- **TASK TO COMPLETE**
Everything from the first line of the data below through the line that contains "const wavelengths = d3.range(380, 721, 10);" should be written out exactly, please, and nothing more; the pictures stay out.
+++++
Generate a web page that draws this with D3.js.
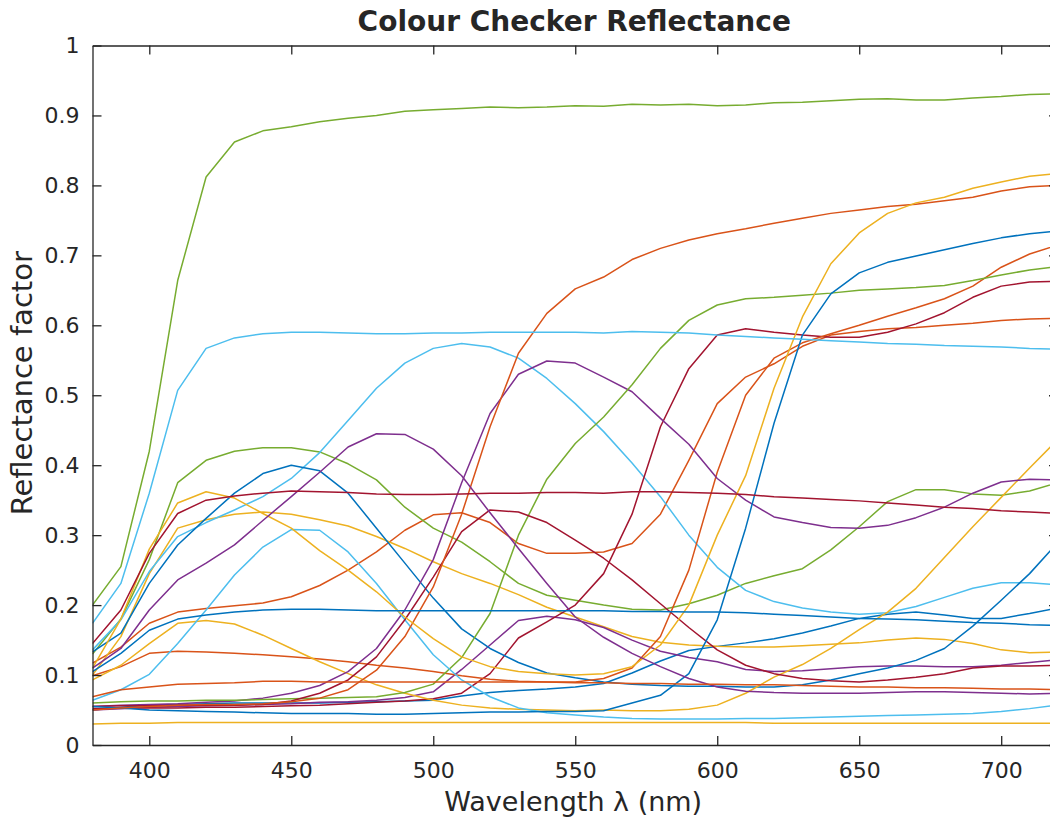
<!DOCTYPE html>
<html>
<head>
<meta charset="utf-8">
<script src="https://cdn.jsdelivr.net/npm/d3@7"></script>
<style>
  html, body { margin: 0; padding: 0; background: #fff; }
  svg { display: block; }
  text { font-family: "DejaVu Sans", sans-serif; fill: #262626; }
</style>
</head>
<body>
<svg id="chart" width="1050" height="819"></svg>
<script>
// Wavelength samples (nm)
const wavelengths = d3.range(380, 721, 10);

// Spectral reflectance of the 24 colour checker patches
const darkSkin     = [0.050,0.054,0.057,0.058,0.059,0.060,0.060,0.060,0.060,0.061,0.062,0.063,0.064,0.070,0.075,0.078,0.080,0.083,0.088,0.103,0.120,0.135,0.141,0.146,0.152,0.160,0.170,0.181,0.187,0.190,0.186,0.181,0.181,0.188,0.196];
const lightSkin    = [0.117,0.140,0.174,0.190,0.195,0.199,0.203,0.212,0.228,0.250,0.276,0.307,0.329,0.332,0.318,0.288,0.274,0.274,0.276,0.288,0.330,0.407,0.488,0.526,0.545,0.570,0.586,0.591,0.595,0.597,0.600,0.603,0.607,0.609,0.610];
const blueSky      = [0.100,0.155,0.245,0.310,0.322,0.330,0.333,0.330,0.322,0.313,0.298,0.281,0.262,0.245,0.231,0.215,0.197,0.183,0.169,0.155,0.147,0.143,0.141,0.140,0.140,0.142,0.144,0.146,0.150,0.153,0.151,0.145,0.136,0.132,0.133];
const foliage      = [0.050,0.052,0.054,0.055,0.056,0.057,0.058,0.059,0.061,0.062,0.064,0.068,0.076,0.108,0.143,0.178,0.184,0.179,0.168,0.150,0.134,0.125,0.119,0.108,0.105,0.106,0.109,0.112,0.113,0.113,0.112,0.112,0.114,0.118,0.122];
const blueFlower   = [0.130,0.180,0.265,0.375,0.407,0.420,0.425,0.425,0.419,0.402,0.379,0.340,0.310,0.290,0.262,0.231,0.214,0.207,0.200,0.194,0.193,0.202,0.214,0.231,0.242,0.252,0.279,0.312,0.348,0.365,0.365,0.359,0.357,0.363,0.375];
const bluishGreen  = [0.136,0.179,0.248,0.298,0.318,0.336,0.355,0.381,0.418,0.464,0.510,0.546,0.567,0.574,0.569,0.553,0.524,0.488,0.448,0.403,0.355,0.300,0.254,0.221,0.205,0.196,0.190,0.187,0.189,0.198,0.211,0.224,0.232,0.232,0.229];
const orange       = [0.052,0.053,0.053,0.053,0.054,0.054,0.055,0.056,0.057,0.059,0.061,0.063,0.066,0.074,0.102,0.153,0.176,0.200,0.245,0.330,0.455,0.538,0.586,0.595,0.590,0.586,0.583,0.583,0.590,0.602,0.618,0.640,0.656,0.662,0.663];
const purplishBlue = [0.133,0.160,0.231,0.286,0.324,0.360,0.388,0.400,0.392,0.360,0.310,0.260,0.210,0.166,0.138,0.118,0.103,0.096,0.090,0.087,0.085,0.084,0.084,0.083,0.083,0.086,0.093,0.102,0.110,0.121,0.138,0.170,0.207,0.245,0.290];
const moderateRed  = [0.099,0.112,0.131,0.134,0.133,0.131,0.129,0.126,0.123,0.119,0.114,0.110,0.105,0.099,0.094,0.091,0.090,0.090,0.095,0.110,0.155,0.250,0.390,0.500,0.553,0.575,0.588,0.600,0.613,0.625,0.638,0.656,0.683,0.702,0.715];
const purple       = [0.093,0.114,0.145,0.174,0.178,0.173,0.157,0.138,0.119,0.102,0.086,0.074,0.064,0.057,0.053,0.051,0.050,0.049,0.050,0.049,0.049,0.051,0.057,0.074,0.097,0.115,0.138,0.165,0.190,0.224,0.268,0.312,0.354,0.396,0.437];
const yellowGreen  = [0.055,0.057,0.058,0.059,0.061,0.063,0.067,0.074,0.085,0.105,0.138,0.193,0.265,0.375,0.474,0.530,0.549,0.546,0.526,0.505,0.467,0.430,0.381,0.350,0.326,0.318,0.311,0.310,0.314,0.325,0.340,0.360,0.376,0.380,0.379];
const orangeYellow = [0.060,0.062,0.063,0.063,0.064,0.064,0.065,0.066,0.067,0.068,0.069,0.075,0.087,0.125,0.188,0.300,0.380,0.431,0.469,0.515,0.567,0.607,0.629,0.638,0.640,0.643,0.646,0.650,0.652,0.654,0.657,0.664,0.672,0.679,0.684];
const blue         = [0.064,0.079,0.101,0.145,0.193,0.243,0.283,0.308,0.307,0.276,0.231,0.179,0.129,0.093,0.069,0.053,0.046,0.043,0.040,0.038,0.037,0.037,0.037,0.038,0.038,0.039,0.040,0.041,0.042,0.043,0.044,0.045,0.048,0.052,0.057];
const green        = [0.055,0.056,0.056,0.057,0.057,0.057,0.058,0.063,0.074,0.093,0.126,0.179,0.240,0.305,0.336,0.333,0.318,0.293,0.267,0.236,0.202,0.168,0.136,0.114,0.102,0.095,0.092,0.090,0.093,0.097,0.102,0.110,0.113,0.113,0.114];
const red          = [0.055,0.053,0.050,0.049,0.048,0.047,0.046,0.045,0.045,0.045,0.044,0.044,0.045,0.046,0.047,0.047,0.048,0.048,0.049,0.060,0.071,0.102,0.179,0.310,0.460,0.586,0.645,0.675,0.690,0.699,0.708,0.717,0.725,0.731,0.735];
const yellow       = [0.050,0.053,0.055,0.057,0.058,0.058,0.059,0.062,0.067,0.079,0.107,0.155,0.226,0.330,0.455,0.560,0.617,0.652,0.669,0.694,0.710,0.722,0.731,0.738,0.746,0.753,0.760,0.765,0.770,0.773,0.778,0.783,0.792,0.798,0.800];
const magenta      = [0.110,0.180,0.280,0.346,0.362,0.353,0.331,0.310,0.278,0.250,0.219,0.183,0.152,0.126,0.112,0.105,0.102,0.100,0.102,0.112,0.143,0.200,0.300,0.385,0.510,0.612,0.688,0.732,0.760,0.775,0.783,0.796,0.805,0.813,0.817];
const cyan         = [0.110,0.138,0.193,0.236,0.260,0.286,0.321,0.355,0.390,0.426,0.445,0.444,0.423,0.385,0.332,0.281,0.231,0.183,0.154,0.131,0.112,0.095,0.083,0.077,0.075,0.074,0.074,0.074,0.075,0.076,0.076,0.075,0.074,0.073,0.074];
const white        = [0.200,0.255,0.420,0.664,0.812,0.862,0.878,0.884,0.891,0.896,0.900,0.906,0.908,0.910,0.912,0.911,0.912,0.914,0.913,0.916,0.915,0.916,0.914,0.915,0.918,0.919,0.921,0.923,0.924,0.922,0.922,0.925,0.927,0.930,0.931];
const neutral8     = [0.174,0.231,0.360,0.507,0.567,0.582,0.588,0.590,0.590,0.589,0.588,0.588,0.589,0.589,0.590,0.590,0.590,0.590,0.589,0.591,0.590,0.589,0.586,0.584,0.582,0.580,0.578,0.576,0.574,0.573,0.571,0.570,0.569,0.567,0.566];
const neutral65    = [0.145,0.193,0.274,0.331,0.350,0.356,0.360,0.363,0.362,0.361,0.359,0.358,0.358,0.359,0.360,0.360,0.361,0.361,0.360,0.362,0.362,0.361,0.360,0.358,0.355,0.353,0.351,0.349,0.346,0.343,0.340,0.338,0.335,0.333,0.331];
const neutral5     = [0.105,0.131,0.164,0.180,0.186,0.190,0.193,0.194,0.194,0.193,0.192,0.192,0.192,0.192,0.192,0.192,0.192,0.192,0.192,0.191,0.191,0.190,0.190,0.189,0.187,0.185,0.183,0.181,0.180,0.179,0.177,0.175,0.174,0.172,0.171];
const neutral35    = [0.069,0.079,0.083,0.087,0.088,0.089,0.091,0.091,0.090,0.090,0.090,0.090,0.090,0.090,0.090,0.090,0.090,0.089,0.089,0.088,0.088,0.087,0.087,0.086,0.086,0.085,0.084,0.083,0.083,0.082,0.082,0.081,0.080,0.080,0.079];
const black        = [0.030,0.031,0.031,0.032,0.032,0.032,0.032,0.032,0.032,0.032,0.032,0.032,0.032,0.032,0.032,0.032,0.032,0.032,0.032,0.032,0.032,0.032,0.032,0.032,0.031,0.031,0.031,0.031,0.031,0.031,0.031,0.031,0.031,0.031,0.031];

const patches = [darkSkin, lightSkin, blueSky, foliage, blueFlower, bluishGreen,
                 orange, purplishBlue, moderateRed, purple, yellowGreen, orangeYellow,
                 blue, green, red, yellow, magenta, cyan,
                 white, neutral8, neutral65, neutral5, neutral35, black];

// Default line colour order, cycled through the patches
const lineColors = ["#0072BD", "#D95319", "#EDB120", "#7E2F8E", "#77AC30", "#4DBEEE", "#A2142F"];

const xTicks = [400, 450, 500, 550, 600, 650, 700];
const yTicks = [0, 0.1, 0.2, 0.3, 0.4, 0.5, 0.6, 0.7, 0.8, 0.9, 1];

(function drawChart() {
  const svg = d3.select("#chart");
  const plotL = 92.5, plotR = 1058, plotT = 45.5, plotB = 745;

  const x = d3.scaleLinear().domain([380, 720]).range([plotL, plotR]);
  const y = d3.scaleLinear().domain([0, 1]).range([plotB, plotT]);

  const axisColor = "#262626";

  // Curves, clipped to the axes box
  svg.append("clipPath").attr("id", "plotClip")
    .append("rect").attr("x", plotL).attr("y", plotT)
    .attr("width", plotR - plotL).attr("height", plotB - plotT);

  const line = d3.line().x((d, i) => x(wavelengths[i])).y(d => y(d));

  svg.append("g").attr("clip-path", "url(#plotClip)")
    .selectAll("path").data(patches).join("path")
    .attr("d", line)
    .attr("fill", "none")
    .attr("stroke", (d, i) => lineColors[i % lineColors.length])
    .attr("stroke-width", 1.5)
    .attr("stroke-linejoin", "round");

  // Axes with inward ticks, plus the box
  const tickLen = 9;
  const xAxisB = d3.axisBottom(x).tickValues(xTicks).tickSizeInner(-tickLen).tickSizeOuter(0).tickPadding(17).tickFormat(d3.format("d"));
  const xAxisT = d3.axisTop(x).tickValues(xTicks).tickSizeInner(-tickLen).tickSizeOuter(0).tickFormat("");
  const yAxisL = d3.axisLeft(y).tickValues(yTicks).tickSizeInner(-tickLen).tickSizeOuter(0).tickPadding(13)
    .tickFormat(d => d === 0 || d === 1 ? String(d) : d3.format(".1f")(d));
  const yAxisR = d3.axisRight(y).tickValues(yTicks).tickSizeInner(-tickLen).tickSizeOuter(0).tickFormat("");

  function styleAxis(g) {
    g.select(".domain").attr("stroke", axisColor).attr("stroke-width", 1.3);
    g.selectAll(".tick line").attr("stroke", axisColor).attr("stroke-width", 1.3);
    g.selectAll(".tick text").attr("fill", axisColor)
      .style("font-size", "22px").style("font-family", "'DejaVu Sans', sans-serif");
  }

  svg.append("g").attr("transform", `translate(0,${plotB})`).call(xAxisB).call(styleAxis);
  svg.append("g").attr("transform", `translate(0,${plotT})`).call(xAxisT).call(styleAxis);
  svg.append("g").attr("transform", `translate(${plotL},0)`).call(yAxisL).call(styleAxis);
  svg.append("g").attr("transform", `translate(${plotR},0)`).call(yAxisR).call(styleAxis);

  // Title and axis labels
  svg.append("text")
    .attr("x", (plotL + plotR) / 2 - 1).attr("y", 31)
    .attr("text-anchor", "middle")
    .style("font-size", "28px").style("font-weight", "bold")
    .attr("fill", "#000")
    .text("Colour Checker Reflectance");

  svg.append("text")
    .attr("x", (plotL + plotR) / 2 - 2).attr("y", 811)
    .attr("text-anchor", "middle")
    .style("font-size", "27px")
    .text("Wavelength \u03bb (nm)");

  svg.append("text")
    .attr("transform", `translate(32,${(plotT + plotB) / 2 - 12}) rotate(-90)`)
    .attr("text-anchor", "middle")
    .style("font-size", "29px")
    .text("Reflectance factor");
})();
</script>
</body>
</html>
+++++
- **TASK ANSWER**
Generate a web page that draws this with D3.js.
<!DOCTYPE html>
<html>
<head>
<meta charset="utf-8">
<script src="https://cdn.jsdelivr.net/npm/d3@7"></script>
<style>
  html, body { margin: 0; padding: 0; background: #fff; }
  svg { display: block; }
  text { font-family: "DejaVu Sans", sans-serif; fill: #262626; }
</style>
</head>
<body>
<svg id="chart" width="1050" height="819"></svg>
<script>
// Wavelength samples (nm)
const wavelengths = d3.range(380, 721, 10);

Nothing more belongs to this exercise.